Esta novela es un homenaje a muchas personas y hechos; también a ciertos lugares; y por supuesto, a una ciudad… o, tal vez, a dos. Mi gratitud va a todas esas fuentes que la inspiraron, en especial a los compositores de boleros cuyas letras aparecen como título de cada capítulo. Sin embargo, hubo un factor esencial que motivó su trama: el deseo de contar una historia que recreara la unión simbólica de las tres etnias que componen la nación cubana, especialmente la china, cuya incidencia sociológica en la isla es mayor de lo que muchos suponen. De mi afán por rendir homenaje a esas tres raíces, nace esta novela.
Muchos libros me proporcionaron datos valiosos sobre las diversas épocas y costumbres recreadas aquí, pero no puedo dejar de mencionar tres que resultaron imprescindibles para comprender los patrones de inmigración y adaptación de los chinos que llegaron a Cuba en la segunda mitad del siglo XIX: La colonia china de Cuba (1930-1960), de Napoleón Seuc; Los chinos de Cuba: apuntes etnográficos, de José Baltar Rodríguez; y Los chinos en la historia de Cuba (1847-1930), de Juan Jiménez Pastrana.
Entre las fuentes vivas de información fue vital la ayuda de la familia Pong, especialmente de Alfredo Pong Eng y de su madre Matilde Eng, quienes compartieron conmigo anécdotas y recuerdos personales de ese gigantesco periplo migratorio que fuera historia común entre los chinos que emigraron de Cantón a La Habana hace más de ciento cincuenta años. Sin su ayuda, no hubiera logrado reproducir la atmósfera familiar que aparece en estas páginas.
La investigación del universo musical de la época no hubiera podido completarse sin los datos históricos y anecdóticos del libro Música cubana: del areíto a la nueva trova, de Cristóbal Díaz Ayala.
Incorporé a la trama algunas figuras históricas de la música cubana, tratando de respetar sus personalidades y biografías. Los diálogos y hechos que se narran aquí son ficticios, y sólo están inspirados en mi admiración por el patrimonio musical que nos legaron. Sin embargo, tengo la sospecha que, de haberse visto en esas circunstancias, habrían actuado de manera muy parecida.
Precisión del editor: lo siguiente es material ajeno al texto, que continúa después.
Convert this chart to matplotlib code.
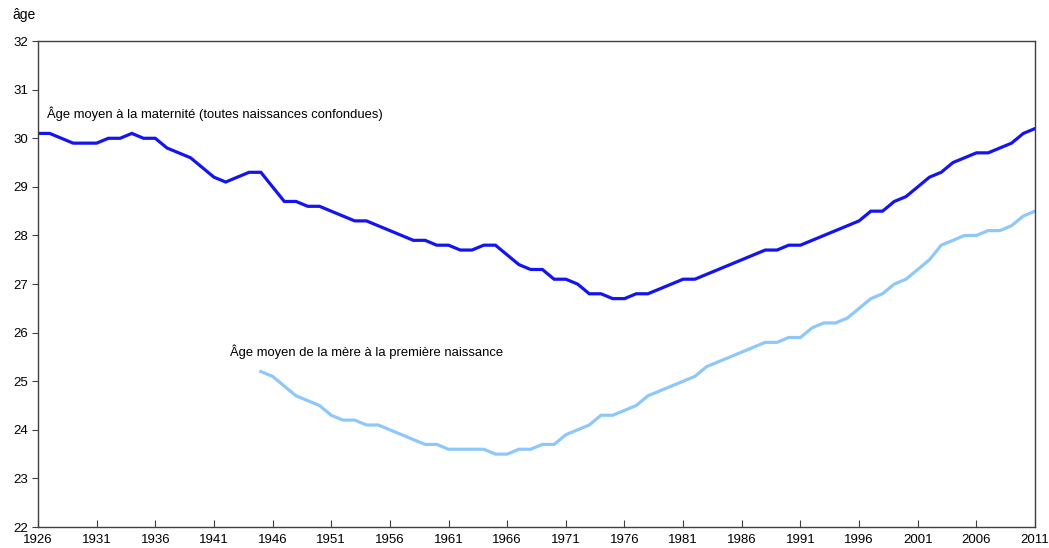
import matplotlib
matplotlib.use('Agg')
import matplotlib.pyplot as plt

plt.rcParams['font.family'] = ['Liberation Sans', 'DejaVu Sans']

# Âge moyen à la maternité, 1926-2011
years_all = list(range(1926, 2012))
age_all = [30.1, 30.1, 30.0, 29.9, 29.9, 29.9, 30.0, 30.0, 30.1, 30.0,
           30.0, 29.8, 29.7, 29.6, 29.4, 29.2, 29.1, 29.2, 29.3, 29.3,
           29.0, 28.7, 28.7, 28.6, 28.6, 28.5, 28.4, 28.3, 28.3, 28.2,
           28.1, 28.0, 27.9, 27.9, 27.8, 27.8, 27.7, 27.7, 27.8, 27.8,
           27.6, 27.4, 27.3, 27.3, 27.1, 27.1, 27.0, 26.8, 26.8, 26.7,
           26.7, 26.8, 26.8, 26.9, 27.0, 27.1, 27.1, 27.2, 27.3, 27.4,
           27.5, 27.6, 27.7, 27.7, 27.8, 27.8, 27.9, 28.0, 28.1, 28.2,
           28.3, 28.5, 28.5, 28.7, 28.8, 29.0, 29.2, 29.3, 29.5, 29.6,
           29.7, 29.7, 29.8, 29.9, 30.1, 30.2]

# Âge moyen de la mère à la première naissance, 1945-2011
years_first = list(range(1945, 2012))
age_first = [25.2, 25.1, 24.9, 24.7, 24.6, 24.5, 24.3, 24.2, 24.2, 24.1,
             24.1, 24.0, 23.9, 23.8, 23.7, 23.7, 23.6, 23.6, 23.6, 23.6,
             23.5, 23.5, 23.6, 23.6, 23.7, 23.7, 23.9, 24.0, 24.1, 24.3,
             24.3, 24.4, 24.5, 24.7, 24.8, 24.9, 25.0, 25.1, 25.3, 25.4,
             25.5, 25.6, 25.7, 25.8, 25.8, 25.9, 25.9, 26.1, 26.2, 26.2,
             26.3, 26.5, 26.7, 26.8, 27.0, 27.1, 27.3, 27.5, 27.8, 27.9,
             28.0, 28.0, 28.1, 28.1, 28.2, 28.4, 28.5]

xticks = list(range(1926, 2012, 5))
yticks = list(range(22, 33))

fig = plt.figure(figsize=(10.49, 5.48), dpi=100)
ax = fig.add_axes([0.0362, 0.0383, 0.9505, 0.8867])

ax.plot(years_all, age_all, color='#1414f0', lw=2.3, solid_joinstyle='miter')
ax.plot(years_first, age_first, color='#8ec8fb', lw=2.3, solid_joinstyle='miter')

ax.set_xlim(1926, 2011)
ax.set_ylim(22, 32)
ax.set_xticks(xticks)
ax.set_yticks(yticks)

for s in ax.spines.values():
    s.set_color('#404040')
    s.set_linewidth(1.0)

ax.tick_params(axis='x', direction='in', length=5, labelsize=9.5, pad=5, colors='#404040', labelcolor='black')
ax.tick_params(axis='y', direction='out', length=4, labelsize=9.5, pad=3, colors='#404040', labelcolor='black')

# étiquettes des séries
ax.text(1926.8, 30.5, "Âge moyen à la maternité (toutes naissances confondues)",
        fontsize=9.4, va='center', ha='left')
ax.text(1942.4, 25.6, "Âge moyen de la mère à la première naissance",
        fontsize=9.4, va='center', ha='left')

fig.text(12 / 1049, 1 - 15 / 548, "âge", fontsize=10, va='center', ha='left')

fig.savefig('out.png', dpi=100)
También quiero dar las gracias -de este mundo al otro- al desaparecido Aldo Martínez-Malo, albacea de las pertenencias de la cantante y actriz Rita Montaner (1900-1958), quien un día lejano, en un gesto que amigos presentes calificaron de insólito, colocó sobre mis hombros el manto de plata de la legendaria diva; una reliquia que siempre le gustaba mostrar, pero que nunca dejaba tocar a nadie… ¿Conservaba aquel manto alguna conexión con el alma de esa artista única o fue sólo mi fantasía, arrobada ante el contacto de tan insólita prenda, la que me provocó extrañas visiones del pasado? ¡Quién sabe! Lo importante es que, de algún modo, la experiencia dejó en mí una señal tan persistente que acabó por mezclarse con esta novela.